Owen Devenport were instructed to submit an application to remove a section 106 planning obligation which was originally imposed to reduce the value of a dwelling to make it affordable to local people. However, it was clear that the value of the property was far beyond the level that could be considered to be affordable even when its value was reduced by the level required in the obligation.
We submitted a detailed case to the Council including valuations from local surveyors and calculations of the required income to finance a mortgage on the property to show that the price of property even when discounted was beyond the reach of local people in affordable need. We also provide details of a number of other properties on the available on the open market locally that could be bought for less than the value of the property. We argued that the result of the agreement was simply to discount the value of the property for local persons who could already afford a property on the local market, and so it was not justified for planning purposes.
The Council disagreed with our stance insisting that the property was made more affordable by the Obligation, and that the applicant should following the marketing process set out in the obligation to tests whether the dwelling would meet local affordable needs.

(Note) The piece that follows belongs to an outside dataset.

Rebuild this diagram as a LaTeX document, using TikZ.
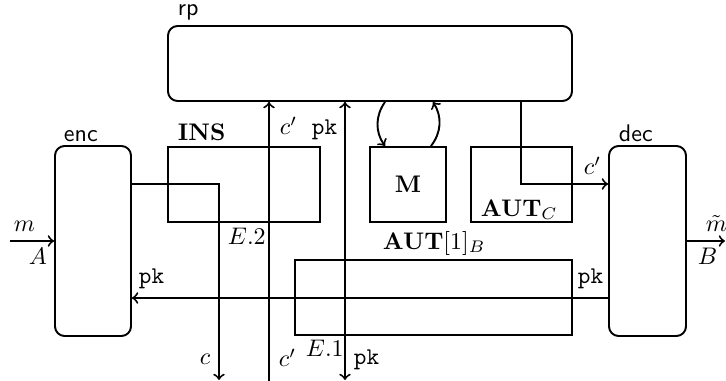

Having considered the Council’s decision we advised our clients to appeal, and made our case on the lack of affordability of the dwelling, the availability of dwellings on the open market at a lower price, and that to require our clients to follow the marketing procedure in the obligation despite the fact that the property was not affordable would be a meaningless exercise as the property could not be considered to be an affordable dwelling. The Inspector agreed with our arguments on all points and allowed the appeal and removed the planning obligation.